La gente pasea su desnudez por la orilla, al revés del protagonista del cuento El traje nuevo del emperador, que narra como un monarca, en su ciega vanidad, cree ir cubierto por los mejores ropajes pero en realidad va desnudo… Barrigas, pelos, pechos, tatuajes y pies avanzan por la orilla con determinación, como si fueran vestidos. La relatividad. ¡Qué poco pesan los complejos y sus mitos a cambio de un poco de sal y sol! En mi playa veo a mucha gente que se muestra encantada de exhibir el gimnasio y la mesoterapia de todo un año. Se cuidan. Hoy Cristobalina me ha dejado de piedra. Me ha contado que es muy importante limpiarse cada día la lengua con una cuchara de acero, lo dice Swami Joythimayananda y lo declaró este año en la contra de La Vanguardia. Sostiene que así abrimos más los cinco sentidos. Lo haré, no me cuesta nada; las drogas del siglo XXI son la comida, el vino y parece ser que limpiarse la lengua con una cuchara.

«La playa cansa», oigo decir a menudo, y todos parecen creérselo. A mí se me antoja como un comodín, otro tópico del verano, que vale para todo como excusa. Cansa trabajar y cansa no hacer nada. Cansan las rutinas, tanto las de invierno como las de verano, a menos que hayas conseguido avenirte con ellas hasta encontrarles el punto y recibir esa especie de satisfacción, nada subversiva, de cumplir con un cierto orden que te da seguridad, siempre que lo elijas libremente. Me gusta seguir las rutinas, de la misma manera que me gusta romperlas.

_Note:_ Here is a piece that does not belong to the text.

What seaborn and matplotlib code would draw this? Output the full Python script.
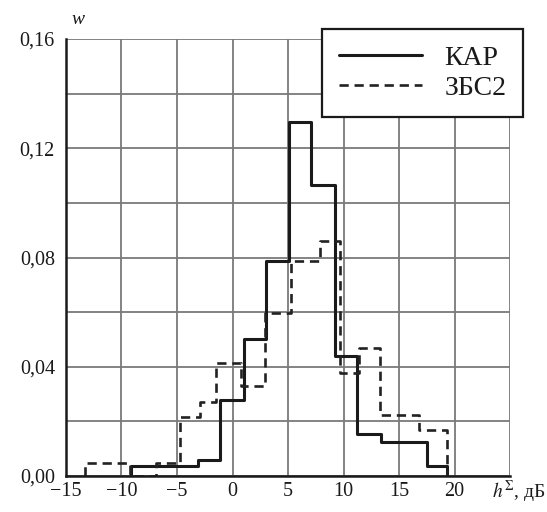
import matplotlib
matplotlib.use("Agg")
import matplotlib.pyplot as plt
import seaborn as sns
import pandas as pd
import numpy as np

# ---- data ----
kar_edges = [-9.1, -7.1, -5.1, -3.1, -1.1, 1.0, 3.0, 5.05, 7.05, 9.25, 11.2, 13.4, 15.4, 17.5, 19.3]
kar_w = [0.0037, 0.0037, 0.0037, 0.0058, 0.028, 0.050, 0.0788, 0.1297, 0.1066, 0.044, 0.0154, 0.0126, 0.0126, 0.0037]

zbs_edges = [-13.3, -9.2, -6.9, -4.7, -2.9, -1.5, 0.8, 2.9, 5.3, 7.9, 9.65, 11.4, 13.3, 16.8, 19.3]
zbs_w = [0.0047, 0.0, 0.0047, 0.0217, 0.027, 0.0415, 0.033, 0.0596, 0.0786, 0.086, 0.0376, 0.0467, 0.0223, 0.0167]

series_names = ["КАР", "ЗБС2"]
x_ticks = [-15, -10, -5, 0, 5, 10, 15, 20, 25]
x_ticklabels = ["\u221215", "\u221210", "\u22125", "0", "5", "10", "15", "20", ""]
y_ticks = [0.00, 0.02, 0.04, 0.06, 0.08, 0.10, 0.12, 0.14, 0.16]
y_ticklabels = ["0,00", "", "0,04", "", "0,08", "", "0,12", "", "0,16"]
x_label = r"$h^{\Sigma}$, дБ"
y_label = "w"


def step_frame(edges, w, name):
    xs = [edges[0]] + list(edges)
    ys = [0.0] + list(w) + [0.0]
    return pd.DataFrame({"h": xs, "w": ys, "series": name})


sns.set_style("whitegrid")
plt.rcParams["font.family"] = ["Liberation Serif", "DejaVu Serif"]
plt.rcParams["mathtext.fontset"] = "stix"

fig = plt.figure(figsize=(5.47, 5.12), dpi=100)
ax = fig.add_axes([66 / 547, 1 - 476 / 512, (510 - 66) / 547, (476 - 39) / 512])

df_k = step_frame(kar_edges, kar_w, series_names[0])
df_z = step_frame(zbs_edges, zbs_w, series_names[1])

sns.lineplot(data=df_k, x="h", y="w", ax=ax, estimator=None, sort=False,
             drawstyle="steps-post", color="#1a1a1a", linewidth=2.2,
             label=series_names[0])
sns.lineplot(data=df_z, x="h", y="w", ax=ax, estimator=None, sort=False,
             drawstyle="steps-post", color="#222222", linewidth=1.9,
             linestyle=(0, (3.5, 2.2)), label=series_names[1])

ax.set_xlim(-15, 25)
ax.set_ylim(0, 0.16)
ax.set_xticks(x_ticks)
ax.set_xticklabels(x_ticklabels)
ax.set_yticks(y_ticks)
ax.set_yticklabels(y_ticklabels)
ax.tick_params(axis="both", length=0, labelsize=14.5, colors="#1a1a1a")
ax.tick_params(axis="y", pad=8)
ax.tick_params(axis="x", pad=4)

ax.grid(True, color="#7a7a7a", linewidth=1.3)
ax.set_axisbelow(True)
for s in ["top", "right"]:
    ax.spines[s].set_visible(False)
for s in ["left", "bottom"]:
    ax.spines[s].set_visible(True)
    ax.spines[s].set_color("#1a1a1a")
    ax.spines[s].set_linewidth(1.8)

ax.set_xlabel(x_label, fontsize=14, color="#1a1a1a")
ax.xaxis.set_label_coords(1.02, -0.006)
ax.set_ylabel("")
ax.text(0.027, 1.045, y_label, transform=ax.transAxes, fontsize=14,
        style="italic", ha="center", va="center", color="#1a1a1a")

leg = ax.legend(loc="upper right", bbox_to_anchor=(523 / 547, 1 - 29 / 512),
                bbox_transform=fig.transFigure, fontsize=20, frameon=True,
                fancybox=False, framealpha=1, edgecolor="#1a1a1a",
                handlelength=3.0, handletextpad=0.8, labelspacing=0.15,
                borderpad=0.6, borderaxespad=0)
leg.get_frame().set_linewidth(1.6)
leg.set_zorder(10)
for t in leg.get_texts():
    t.set_color("#1a1a1a")

fig.savefig("out.png", dpi=100)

Constanza, mi vecina de verano, no tiene ningunas ganas de romper las suyas. «Me da pereza volver a empezar», me cuenta, acercando su toalla a la mía. No quiere revisar su última relación, diseccionarla para reducirla a un esquema que pueda curarle su desengaño. Dice que no vale la pena recordar aquella secuencia de nudos en el pecho, distancias, mensajes incomprensibles, palabras equivocadas… Prefiere que sea como un fantasma. Hace ya cinco años que se separó y aún hoy le abruma pensar en todos esos hombres sin rostro y sin nombre que podrían rodearla con sus brazos. ¿Quién entre todos ellos? ¿El destino? ¿Pura chiripa? ¿Qué te encuentras a un hombre en el súper y te invita a tomar café? «Tonterías», repite. Le produce cansancio pensar lo que vendría primero y lo que iría después: «Las llamadas de teléfono, sus amigos, mis amigos, un viaje, el primer día malo, los silencios, el undécimo día malo, las depilaciones más espaciadas, los besos más espaciados, las palabras que no salen, la tristeza por identificar, el sexo como rutina, la rutina como expresión de lo que creíamos que era amor». La intento convencer de que no siempre va mal. Que en ocasiones unas minúsculas partículas, como átomos, chocan entre mil y una posibilidad de chocar, y entonces se produce el milagro, la certeza de que la vida a cuatro manos, como decía Benedetti, es más rica que a dos. O las dos soledades que se inclinan la una a la otra, y se protegen, se acompañan, se limitan; qué moderno era Rilke, anticipó el living apart together. Entiendo que haya escépticos, como Constanza, heridos por un tipo de desamor que marca al fuego.

Sólo se me ocurre untarle la espalda con mi aceite de macadamia y desear que el atardecer cambie la luz. A las diez, el mar está partido en dos colores, tinta y plata, y el techo oscuro del horizonte no logra cubrir las franjas de rojo y amarillo que dejó el sol mientras se desintegraba. Constanza se mete en el agua.